Sebagai contohnya adalah sila pertama yang berbunyi
“Ketuhanan Yang Maha Esa” dimana permaknaan mendalam dari sila pertama tersebut
adalah dimana saling menghargainya sesame pemeluk agama yang berbeda,saling
menghormati dan tidak saling memaksakan kepercayaan akan Tuhan kita kepada
orang lain. Namun dalam aktualisasinya,banya munculnya perda-perda syariah
bermasalah menyangkut tentang praksis keagamaan,merebaknya partai politik
berdasarkan agama,sehingga terlihatlah suatu fanatisme yang merebak dalam
kehidupan yang artinya tidak jauh dari ketidak menghargai keagaamaan orang
selain agama orang tersebut,dalam Negara sendiri penghormatan atas upacara
agama juga masih dipertanyakan,dimana dalam kenyataan terjadi ketidakseimbangan
penghormatan agama oleh Negara secara adil dalam hal jika terjadinya upacara
keagamaan tersebut,cenderungnya penghormatan berlebih pada satu agama
mengakibatkan timbulnya kecemburuan social dari agama lain. Dalam hal ini
Negara sendiri belum bisa melakukan penerapan suatu keadilan dalam
pemelukan,pelaksanaan,penghormatan suatu agama yang seadil-adilnya,dikarenakan
adanya sifat ingin saling mendahului dan menguasai dari para pihak-pihak yang
berpengaruh terhadap Negara,sehingga pada akhirnya akan memunculkan suatu
konflik moral,bathin,hingga etnis yang timbul karena hal tersebut.

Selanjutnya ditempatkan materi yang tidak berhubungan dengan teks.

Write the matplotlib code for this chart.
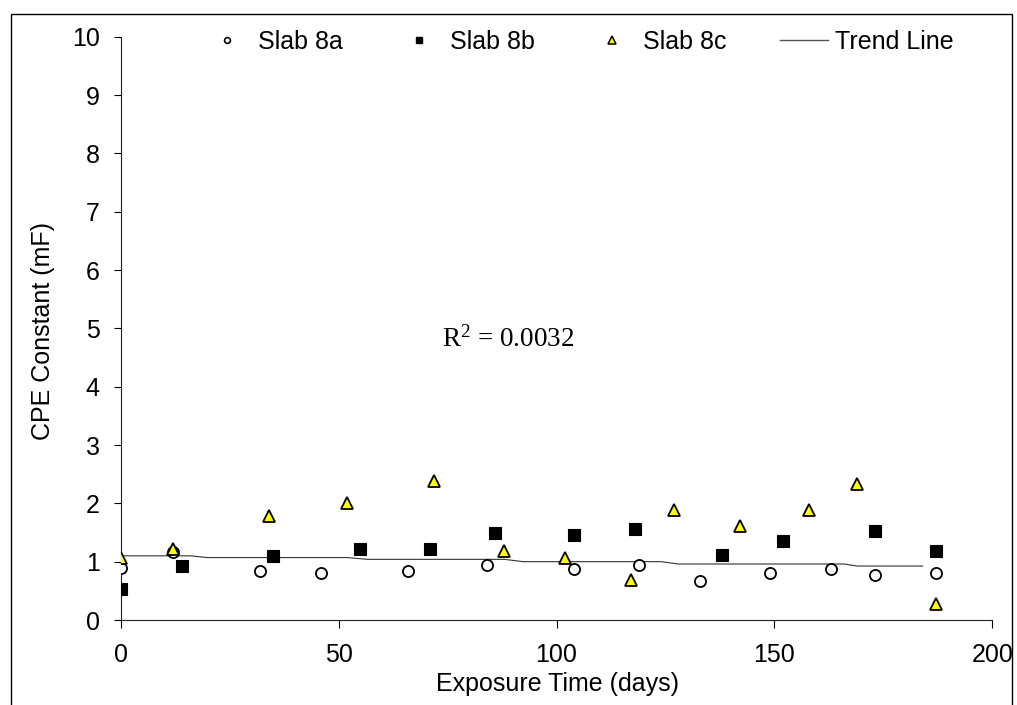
import matplotlib
matplotlib.use("Agg")
import matplotlib.pyplot as plt
from matplotlib.lines import Line2D
from matplotlib.patches import Rectangle

# Measured CPE constants (mF) versus exposure time (days)
days_8a = [0, 12, 32, 46, 66, 84, 104, 119, 133, 149, 163, 173, 187]
cpe_8a = [0.90, 1.16, 0.84, 0.81, 0.84, 0.95, 0.88, 0.95, 0.67, 0.81, 0.88, 0.77, 0.81]

days_8b = [0, 14, 35, 55, 71, 86, 104, 118, 138, 152, 173, 187]
cpe_8b = [0.53, 0.92, 1.09, 1.22, 1.22, 1.49, 1.46, 1.56, 1.12, 1.36, 1.53, 1.19]

days_8c = [0, 12, 34, 52, 72, 88, 102, 117, 127, 142, 158, 169, 187]
cpe_8c = [1.06, 1.22, 1.78, 2.01, 2.39, 1.19, 1.06, 0.68, 1.88, 1.61, 1.88, 2.33, 0.27]

trend_days = [0, 16, 20, 52, 56.6, 88, 92.4, 124, 128, 166, 169, 184]
trend_cpe = [1.10, 1.10, 1.07, 1.07, 1.04, 1.04, 1.00, 1.00, 0.96, 0.96, 0.925, 0.925]

x_ticks = [0, 50, 100, 150, 200]
y_ticks = list(range(0, 11))
r2_label = r"R$^{2}$ = 0.0032"

sans = "Liberation Sans"
serif = "Liberation Serif"
plt.rcParams["mathtext.fontset"] = "custom"
plt.rcParams["mathtext.rm"] = serif
plt.rcParams["mathtext.it"] = serif + ":italic"

W, H = 1017, 705
fig = plt.figure(figsize=(W / 100, H / 100), dpi=100)
fig.patch.set_facecolor("white")

ax = fig.add_axes([120.7 / W, 1 - 620 / H, (992.3 - 120.7) / W, (620 - 36.7) / H])

ax.plot(trend_days, trend_cpe, color="#333333", lw=0.8, zorder=2)
ax.plot(days_8a, cpe_8a, ls="none", marker="o", ms=8, mfc="white", mec="black",
        mew=1.3, zorder=3)
ax.plot(days_8b, cpe_8b, ls="none", marker="s", ms=8.2, mfc="black", mec="black",
        mew=0.8, zorder=3)
ax.plot(days_8c, cpe_8c, ls="none", marker="^", ms=9.3, mfc="#ffff00", mec="black",
        mew=1.3, zorder=4)

ax.set_xlim(0, 200)
ax.set_ylim(0, 10)
ax.set_xticks(x_ticks)
ax.set_yticks(y_ticks)
ax.set_xticklabels([str(t) for t in x_ticks], fontsize=18, family=sans)
ax.set_yticklabels([str(t) for t in y_ticks], fontsize=18, family=sans)
ax.tick_params(axis="x", direction="out", length=5.8, width=0.8, pad=11, colors="black")
ax.tick_params(axis="y", direction="out", length=5, width=0.8, pad=10, colors="black")
for side in ("top", "right"):
    ax.spines[side].set_visible(False)
for side in ("left", "bottom"):
    ax.spines[side].set_linewidth(0.8)
    ax.spines[side].set_color("#222222")
ax.patch.set_alpha(0)

ax.text(73.7, 4.69, r2_label, fontsize=19.5, family=serif, ha="left", va="baseline")

# Axis titles
fig.text(43 / W, 1 - 331 / H, "CPE Constant (mF)", rotation=90, fontsize=18,
         family=sans, ha="center", va="center")
fig.text(558 / W, 1 - 691 / H, "Exposure Time (days)", fontsize=18, family=sans,
         ha="center", va="baseline")

# Legend across the top
handles = [
    Line2D([], [], ls="none", marker="o", ms=4.2, mfc="white", mec="black", mew=1.2),
    Line2D([], [], ls="none", marker="s", ms=4.8, mfc="black", mec="black"),
    Line2D([], [], ls="none", marker="^", ms=5.2, mfc="#ffff00", mec="black", mew=1.1),
    Line2D([], [], color="#555555", lw=1.0),
]
labels = ["Slab 8a", "Slab 8b", "Slab 8c", "Trend Line"]
fig.legend(handles, labels, loc="center", bbox_to_anchor=(578 / W, 1 - 42 / H),
           ncol=4, frameon=False, prop={"family": sans, "size": 18},
           handlelength=1.92, handletextpad=0.28, columnspacing=2.12,
           borderpad=0, borderaxespad=0)

# Outer frame around the figure
fig.add_artist(Rectangle((11 / W, -0.05), (1012 - 11) / W, 1.05 - 14 / H,
                         transform=fig.transFigure, fill=False, ec="black", lw=1.0))

fig.savefig("out.png", dpi=100, facecolor="white")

Factor utama kemungkinan masih berlanjutnya kebencian dan
kekerasan atas agama dikarenakan sebagian masyarakat masih lebih memuliakan
agama dibandingkan dengan Tuhan. Dimana setiap agama fungsinya pastinya adalah
untuk mendekatkan diri dengan Tuhan,dimana harus dilakukan dengan kesucian hati
yang terpancar dari perbuatan kasih sayang. Karena kecenderungan lebih
memuliakan agama dibandingkan dengan Tuhan,makalah kebenaran selalu
dikotak-kotakkan menurut agama masing-masing,sehingga apabila ada sikap berbeda
dari ajaran yang diyakini padahal perbuatan tersebut baik segera dicurigai dan
harus disingkirkan,dilawan,kalau perlu dengan tindak kekerasan. Hingga pada
akhirnya muncul pertanyaan yang sangat medasar yaitu “Buat apa agama kalau
memecah belah antara kita?” komenter tersebut diungkapkan dalam suatu acara
mahasiswa Lintas Agama Se-Bali 5-7 agustus 2010. Mengutip sebuah ajaran dasar
kasih saying bagi umat Hindu yaitu “Tri Hita Karana” yang mengatakan bahwa
harus terjalin hubungan harmonis antara manusia dengan Tuhan,dengan Manusia,dan
dengan Lingkungan. Maka manusialah yang menjadi titik dari perkembangan
keadilan dan keadaban bagi kemajuan manusia serta Negara itu sendiri.
Menurut Emile Durkheim,agama merupakan factor utama dalam
masyarakat,dimana agama bukan hanya system gagasan,melainkan juga kekuatan
moral. Setiap agama memiliki ruang lingkup yang suci dan kotor,dimana apabila seseorang
telah melewati ataupun merusak ruang lingkup tersebut maka akan mendapatkan
suatu sanksi. Dimana ditegaskan bahwa agama merupakan kaidah tertinggi didalam
masyarakat.
Kalau saja sekarang Negara sedang terpuruk,melihat dari
pendapat Emile Durkheim tersebut,maka dapat dikatakan bahwa tidak dijadikannya
lagi agama sebagai system pengangan dalam masyarakat yang menuntut masyarakat
dalam kebenaran,kebaikan,kejujuran dan kemuliaan. Gagalnya penerapan tersebut
biasanya diakibatkan oleh salah tafsirnya pihak-pihak yang ada,sehingga
tranformasi nilai-nilai pun gagal diwujudkan.